Professional Voice Talent, Amateur Actor and Knitter

Category: diy

…the Weighted Companion Cube cannot speak

I was making a Companion Cube ornament for a geeky Secret Santa exchange, and I had enough clay left over to make one for myself too, so… new ornament!

Portal Companion Cube Christmas Tree Ornament

(I used Sculpey III, and the Portal 2 cookie cutter set from ThinkGeek to cut out the pieces)

Keeping Lucy

There’s this tree in the back yard that grows almost horizontally for the first eight feet or so, and then, just before it hits the fence, it goes vertical. Lucy has always liked climbing that tree and watching the world go by next to the fence.
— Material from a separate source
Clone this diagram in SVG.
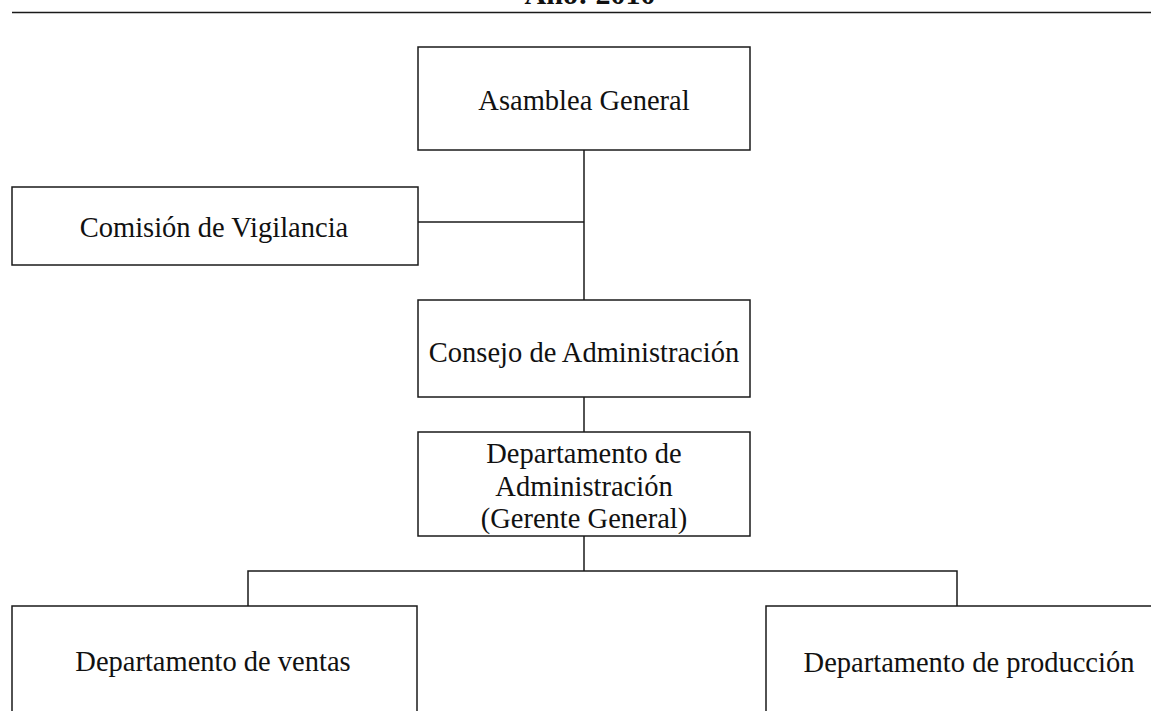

Within the last few months, though, she decided it would be great fun to just jump over and go exploring. Unsupervised explorations are not on my list of allowed activities, though, so I built a little addition to the fence.

This worked for about a month, till she tore the netting and started jumping the fence again. So I tried something sturdier within the frame.

Nice and sturdy, but she decided to just go over it. That fix didn’t last more than 24 hours! So now I have to be a total meany and block off her access to the tree entirely.

Still, better a meany than splat-dog in the street.

My poor dog is confused

I’ve rearranged almost all the furniture in my loft and my poor dog doesn’t know what to do with it. She’s figured out where her bed is, at least.

I’d been thinking about doing this for a few weeks now. I have new housemates, and the one directly below my “office” (it’s an attic loft, spaces are designated by furniture arrangements) has been running the bathroom extractor much more than the previous one. The roof vent for the extractor is right above the office, which means that when it’s running, I can’t record. So I’d been thinking of moving the office to the space catty-corner from where it had been, which just happened to be the “bedroom”; unfortunately, it couldn’t be a straight swap, because there’s a column in the office corner that makes that space smaller than the rest of the corners, so I had to move three corners… bedroom to “dining room/spare bedroom”; spare bedroom to office, dining room to open space in the middle of the loft, office to bedroom.

While I was going to be moving stuff around, I figured I’d try to make myself a better recording booth. Several months ago I built a frame for a booth out of 1″ PVC pipe. It looked ok just by itself, but when I covered it with soundproofing blankets it got a bit saggy. It ended up being a glorified dog house for Lucy. Then I had another idea. Pegboard sheets (I can get 2′ x 4′ sheets at the hardware store) covered with acoustic foam tiles, attached in pairs with binder rings (which I had been using to hold up the blankets in the first booth). The tiles came at the end of last week, and I finished attaching them to the pegboards Friday afternoon. I used adhesive spray, but I think I’m going to have to go back with a hot glue gun, because a few have already come loose. I’ll need to test it first, though, to make sure it won’t melt the foam.

I started off with eight pegboards, which made a 4′ square. On the floor inside I laid four interlocking rubber mats (like you see in children’s playrooms), but once I had the four panel pairs up around it, and the mic inside, I found it a bit cramped, so I added the final two mats (which I’d been saving for blocking knitting projects) to make a 4′ x 6′ little room, and hung two of the sound-blocking blankets across the spaces between the pegboards.

I’m quite chuffed. I need to get a small table, and a second monitor to go with the secondary keyboard and mouse I already have, so I’ll be able to leave the laptop outside the booth, but still be able to read off the screen, and control it from inside. And maybe a little stool instead of the chair.